I always recommend splitting your tests up into 4 groups (more detail here). Stick with me here, I'll get to how this helps you sell testing to others in a moment.

  1. Tests of your core functionality. Ie, for a website monitoring tool this would be tests of alerts which should fire for websites you're monitoring. These tests make sure this stuff never breaks.
  2. Smoke tests of your whole application. For example, using Selenium to navigate all links/buttons in a web app and make sure there are no errors from the server. These tests avoid you wasting testers time with obviously broken builds.
  3. Tests of any fragile code. Ie, for that old module no one ever wants to touch, or the complex piece of code which seems to always have bugs in it.
  4. Tests which devs wanted to write to support their work. Because sometimes tests are useful when you're writing something, but don't fall into the categories above.
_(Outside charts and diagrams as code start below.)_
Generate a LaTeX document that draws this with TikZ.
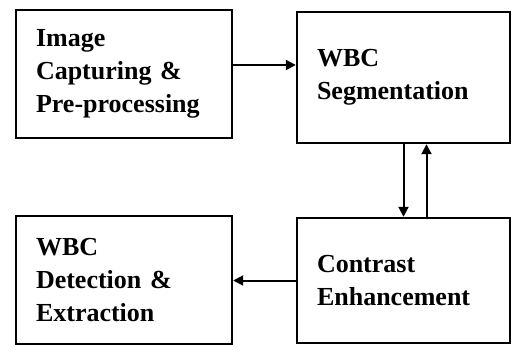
\documentclass[tikz,border=0pt]{standalone}
\usepackage{fontspec}
\setmainfont{Liberation Serif}
\usetikzlibrary{arrows.meta}

\begin{document}
\begin{tikzpicture}[x=1pt,y=-1pt]
\tikzset{bloc/.style={draw, line width=2.4pt, inner xsep=20pt, align=left,
  font=\fontsize{26}{33}\selectfont\bfseries}}
\tikzset{fleche/.style={line width=2pt, -{Triangle[length=10pt,width=10pt]}}}
\useasboundingbox (0,0) rectangle (511,347);
\node[bloc, minimum width=216pt, minimum height=128pt, text width=176pt] (capture) at (124,74) {Image\\Capturing \&\\Pre-processing};
\node[bloc, minimum width=213pt, minimum height=131pt, text width=173pt] (segment) at (403.5,77.5) {WBC\\Segmentation};
\node[bloc, minimum width=213pt, minimum height=125pt, text width=173pt] (contrast) at (403.5,280.5) {Contrast\\Enhancement};
\node[bloc, minimum width=216pt, minimum height=128pt, text width=176pt] (detect) at (124,280) {WBC\\Detection \&\\Extraction};
\coordinate (C1) at ([yshift=9pt]capture.east);
\coordinate (C2) at ([xshift=23pt]contrast.north);
\draw[fleche] (C1) -- (C1 -| segment.west);
\draw[fleche] (segment.south) -- (segment.south |- contrast.north);
\draw[fleche] (C2) -- (C2 |- segment.south);
\draw[fleche] (contrast.west) -- (contrast.west -| detect.east);
\end{tikzpicture}
\end{document}
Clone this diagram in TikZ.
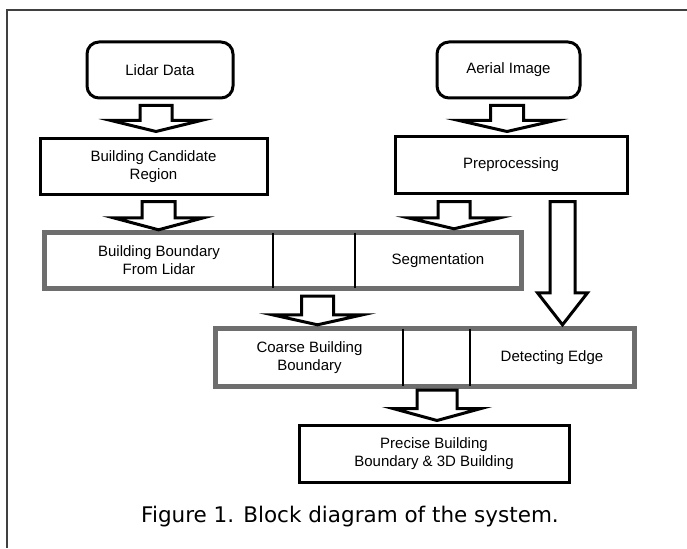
\documentclass[tikz,border=0pt]{standalone}
\usepackage{fontspec}
\setmainfont{Liberation Sans}
\newfontfamily\capfont{DejaVu Sans}
\usetikzlibrary{calc,fit}
\definecolor{framegray}{RGB}{110,110,110}
\newcommand{\hollowarrow}[5]{\draw [hollow] let \p1=(#1), \p2=(#2) in (\x1-#3pt,\y1) -- (\x1+#3pt,\y1) -- (\x1+#3pt,\y2+#5pt) -- (\x1+#4pt,\y2+#5pt) -- (\x1,\y2) -- (\x1-#4pt,\y2+#5pt) -- (\x1-#3pt,\y2+#5pt) -- cycle;}

\begin{document}
\begin{tikzpicture}[x=1pt,y=-1pt,
  box/.style={draw,line width=3pt,align=center,inner sep=0pt,font=\fontsize{15}{18}\selectfont},
  roundbox/.style={box,rounded corners=12pt},
  cell/.style={inner sep=0pt,align=center,font=\fontsize{15}{18}\selectfont},
  outer/.style={draw=framegray,line width=5pt,inner sep=0pt},
  divider/.style={line width=2.5pt},
  hollow/.style={draw,fill=white,line width=3pt,line join=miter},
  caption/.style={font=\capfont\fontsize{21.5}{24}\selectfont}]
\useasboundingbox (0,0) rectangle (687,548);
\draw [line width=1.5pt,black!75] (687,10) -| (7,548);

\node [roundbox,minimum width=146,minimum height=56] (lidar) at (160,70) {Lidar Data};
\node [roundbox,minimum width=143,minimum height=56] (aerial) at (508.5,70) {Aerial Image};
\node [box,minimum width=227,minimum height=55] (cand) at (153.5,166.5) {Building Candidate\\Region};
\node [box,minimum width=232,minimum height=56] (pre) at (511,165) {Preprocessing};

\node [cell,minimum width=228,minimum height=55] (bbl) at (159,260.5) {Building Boundary\\From Lidar};
\node [cell,minimum width=82,minimum height=55] (gap1) at (314,260.5) {};
\node [cell,minimum width=166,minimum height=55] (seg) at (438,260.5) {Segmentation};
\node [outer,fit=(bbl) (seg)] (comp1) {};
\draw [divider] (bbl.north east) -- (bbl.south east); \draw [divider] (seg.north west) -- (seg.south west);

\node [cell,minimum width=187,minimum height=57] (cbb) at (309.5,357.5) {Coarse Building\\Boundary};
\node [cell,minimum width=67,minimum height=57] (gap2) at (436.5,357.5) {};
\node [cell,minimum width=164,minimum height=57] (edge) at (552,357.5) {Detecting Edge};
\node [outer,fit=(cbb) (edge)] (comp2) {};
\draw [divider] (cbb.north east) -- (cbb.south east); \draw [divider] (edge.north west) -- (edge.south west);

\node [box,minimum width=270,minimum height=57] (precise) at (434,453.5) {Precise Building\\Boundary \& 3D Building};

\hollowarrow{$(lidar.south)+(-4,6)$}{$(cand.north)+(0,-6)$}{16}{45}{11}
\hollowarrow{$(cand.south)+(5,6)$}{$(bbl.north)+(0,-3)$}{16.5}{45}{12}
\hollowarrow{$(aerial.south)+(-1.5,6)$}{$(pre.north)+(0,-4)$}{16.5}{48}{11}
\hollowarrow{$(pre.south)+(-57,7)$}{$(seg.north)+(0,-4)$}{16}{46}{11}
\hollowarrow{$(pre.south)+(51.5,7)$}{$(edge.north)+(0,-4)$}{12.5}{25}{32}
\hollowarrow{$(gap1.south)+(3.5,8)$}{$(cbb.north)+(0,-4)$}{16}{45}{10}
\hollowarrow{$(gap2.south)+(0.5,4)$}{$(precise.north)+(0,-3)$}{20}{44}{12}

\node [caption,anchor=base] (cap) at (350,522) {Figure 1. Block diagram of the system.};
\end{tikzpicture}
\end{document}
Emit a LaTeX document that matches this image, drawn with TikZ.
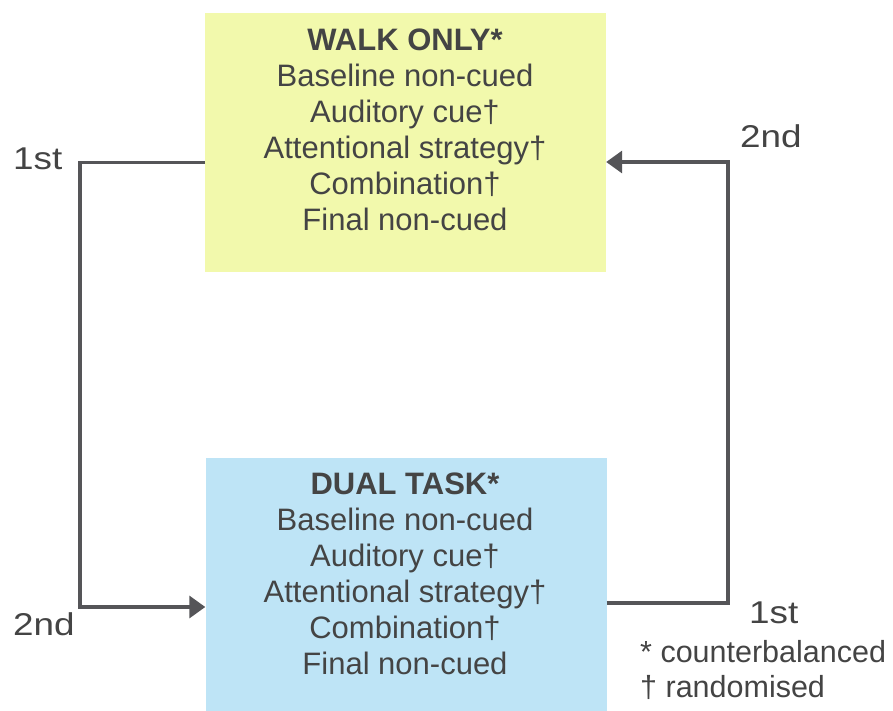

By splitting your tests out into these categories you can now have a different discussion. Take the first three groups (the forth is at individuals discretion anyway) and ask if people think tests for those pieces of code would be worthwhile? If you can't get agreement, maybe you don't include those tests for now. If you can, ie if people agree that tests around core functionality which get executed on each commit are useful, then start adding those.

The other group which can be useful is tests which are hard or time consuming to do manually. There should be a pretty easy to explain benefit here in terms of saving manual testing time, or getting things tested which get skipped because of a lack of time.